I can't really think of anything else but the freshness aspect that could explain why home-baked SD bread tastes so good - you've probably nailed it, Shiao-Ping. I have wondered whether it could be that the premium quality flours we use are not commercially viable for most bakeries. I'm sure the top SD places like Chiricos don't compromise on quality flours, though - these guys are always going to do whatever it takes to turn out the fantastic produce their reputations have been built on.

Ta for the alert on Hamelman's Five-Grain Levain. Will haul out my copy of his tome of bread wisdom and check that out. I've under-explored all my books by the bread gurus, mostly because I come across too many enticing recipes from great home bakers like you, and these go straight on to my must-try list.
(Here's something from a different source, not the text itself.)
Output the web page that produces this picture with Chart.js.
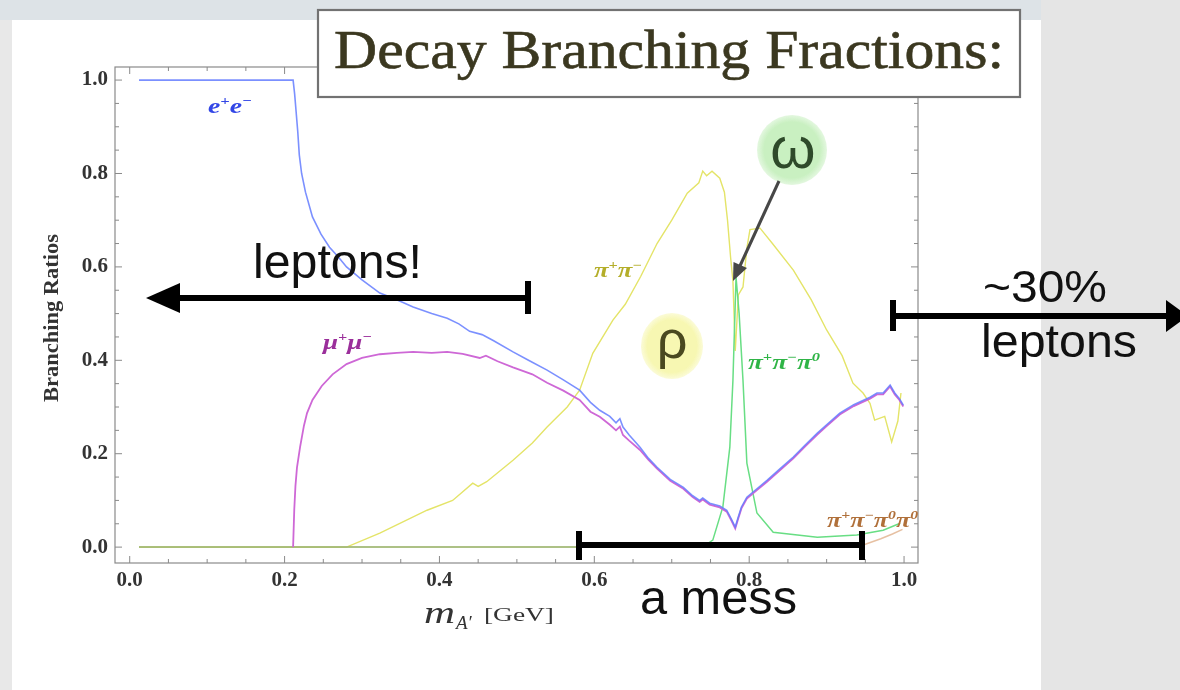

Apart from an initial flurry of trying their recipes when I first received their books, Hamelman and co don't usually get a look in!

Just two questions re pâte fermenté, s'il vous plaît:

  • How do you mix it into the dough? Do you cut it up and stir into water, or something like that? Is it necessary to completely dissolve it?
  • How long can you keep it in the fridge before using it?

Cheers
Ross

(1) I can't exactly remember how I did it, but I think I dissolved the pate fermente slowly with recipe water.  I think as my pate fermente had a fairly high hydration (75%), it would have been airy and bubbly once it was properly fermented, so I couldn't have cut it up.   If the hydration were lower (or if it were under-fermented), you could have cut it up into small pieces and add them into your final dough ingredients.   That said, if you find that your fermented pate fermente could be cut up, there would be nothing wrong to cut it up, instead of painstakingly trying to dissove it in water.

(2) I would not leave it longer than 3 days.  If you know that you won't be able to use it straight away, why not put it into the fridge way before it's fully fermented.  In fact, I would remove it after a couple of hours at room temperature.

Shiao-Ping

After posting my queries, I decided not to be so lazy and consulted Hamelman and Reinhart (duh). Their instructions on pâte fermenté coincide with yours re not leaving it too long before using, and allowing it to rest for 2 hours after taking it out of the fridge prior to mixing into a dough.

Got one in the fridge right now and will give it a try tomorrow, using your Gerard Rubaud recipe. Thanks for the tip on this - looking forward to seeing how the bread turns out compared with using a starter.